Digital publishing, Blau warned, is fast becoming “just as expensive as print”, despite the fact that there is no printing or distribution cost. This is because “it requires so much to have the analytics and data infrastructure and teams that can make sense of it”.

In addition, to make sure you have pages that load fast enough and keeping on top of several additional technological advancements and requirement, publishers find themselves in an expensive “arms race”, he said. Running 25 content management systems for 63 websites just does not make financial sense any more. It is for this reason that Condé Nast International is migrating all of their brands into one joint content management system at the moment.

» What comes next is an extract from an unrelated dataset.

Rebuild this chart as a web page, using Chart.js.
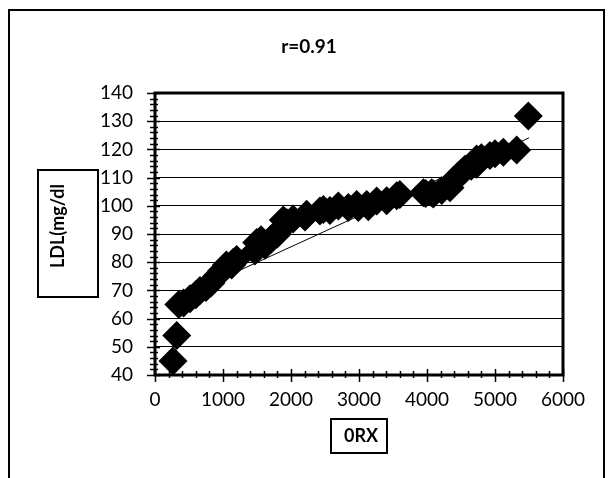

To complicate this huge task, there is also the reality the world is seeing two separate internets evolving: the American, or Western, owned internet of Facebook, Google, Amazon and Apple, and the Chinese controlled internet, which is largely “under-covered” in the European and American trade press, “but is showing significant innovation”. 

The problem, said Blau, is that brands in Latin America, Africa, the Middle East, Southeast Asia and even parts of Europe are steadily “being squeezed” between these two “internet realities” and losing out on potential audiences in the process. He thinks that to be a truly global publisher and succeed publishers need to have a strong market position not only in the US or China but “ideally in both”.

In general, Blau said, the publishing industry will need to innovate and optimise at the same time. To do this there are three minimum requirements:

  1. Defend the business because you can assume that it is under threat all the time;
  2. Optimise your business by looking at every possible way to grow income streams; and
  3. Explore future opportunities from the increased visibility we have gained from digital exposure, whether this be brand licensing, ecommerce or any other way.

As for optimising new income opportunities, Blau said too much attention has been given to the statistic that 99 per cent of new digital advertising supposedly went to Google and Facebook from 2015 to 2016. While this “does not look as radical any more” in 2017 “we tend to forget that the remaining one per cent that did not go to Google or Facebook actually grew from $4.6 billion to $4.7 billion in the US alone”.

This means there remain growing opportunities for digital display advertising. “Tell me of another business of that size that you will happily walk away from. There is room for high quality digital advertising for publishers,” he said.